Now on to the problem at hand. I feel like a tratior, the reason I feel this way is that yesterday during the game I was envious of the Florida fans. It wasnt because of the mullets or the jorts but it was TEBOW. I actualy hate Tim because he wears orange but I wish we had one guy, just one on our team that had the pride and pashion to be a BULLDAWG. I saw the piece were he apoligised after ol miss, do you see stafford, knowshon, or asher doing this? Im tired of the big expectations and ready for results. Knowshon, Stafford, and Asher owe us one and they better damn well be back next year. And somebody better damn well have the pride on the field that our fans exert all to often.

Carter said...

Addendum:

Is Stafford starting to remind anyone else of Jeff George?

David Hale said...

I can't argue with the point about the spot from Penn Wagers, but the fact is, a.) it was reviewed by the replay official (not Wagers) and wasn't overturned, and b.) in the end, it's hard to argue the refs cost Georgia that game.

I do agree there were some questionable calls, and what happened the last time Wagers ref'd UGA game was absurd, but the loss would still have been a loss.
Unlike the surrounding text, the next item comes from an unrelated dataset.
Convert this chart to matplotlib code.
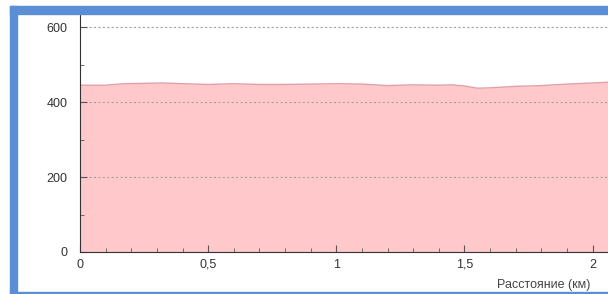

When it's 49-10, there's plenty of blame to go around.

I really like Carter's post, and he's right -- every week in college football is a potential heartbreaker. That's both the best and worst part of the sport. And yes, we definitely expect an awful lot out of 19, 20 and 21-year-olds.

wes said...

You really like my post David carter is talking about pro QBS. I wanted you to know I live in Kentucky and have follwed you a bit but know that you blog here I read it daily. Thanks alot David and keep up the great work.